This posture occurs by placing one or both hands in front of the midsection and takes its “fig leaf” name from Adam and Eve’s traditionally portrayed posture in the Garden of Eden artwork. The fig leaf posture blocks the midsection from view making it a closed body posture when held by both men and women. Modest men and women who find themselves accidentally disrobed will instinctively clasp their hands over their private areas. Naked women will split their attention from both breasts with one arm and hand, with the other hand over their genitals. Men will exclusively protect their genitals from view with both hands.
In real life however, will rarely find ourselves nude and exposed in public, but our minds are still hardwired to harbour feelings of insecurity from overexposure. In day to day situations women won’t be found covering their breasts by clasping them and men won’t grab their genitals, but they will clasp both hands together either tightly by interlocking their fingers, or loosely with hand in hand and then casually placing them over their mid-section.

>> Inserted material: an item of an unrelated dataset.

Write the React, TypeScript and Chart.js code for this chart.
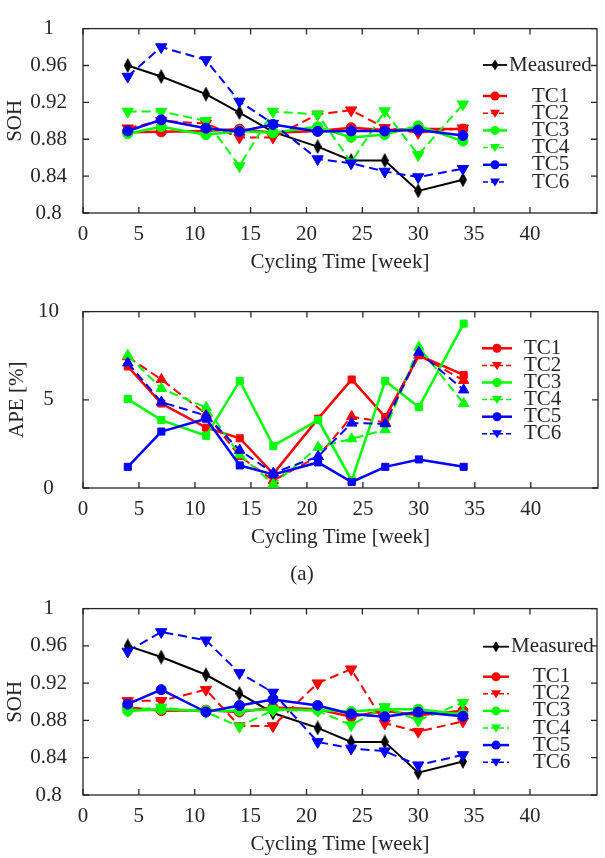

Standing is the most obvious and common way that the fig leaf position shows itself, but it can also find its way in a seated position as the hands are rested on the lap. Women can and do block their chests from view, as well, but not in an offensive or obvious way. Rather, women cross their arms in front of their chests as a barrier or block their breasts from view when threatened with whatever objects they have handy, a textbook, a jacket or scarf, even bar tops. These postures, of course, show insecurity and occur when we find ourselves in novel environments or around people we aren’t familiar with. We will often see this from less confident speakers who find themselves exposed to large audiences or when a presenter requires a participant (victim) to demonstrate a concept.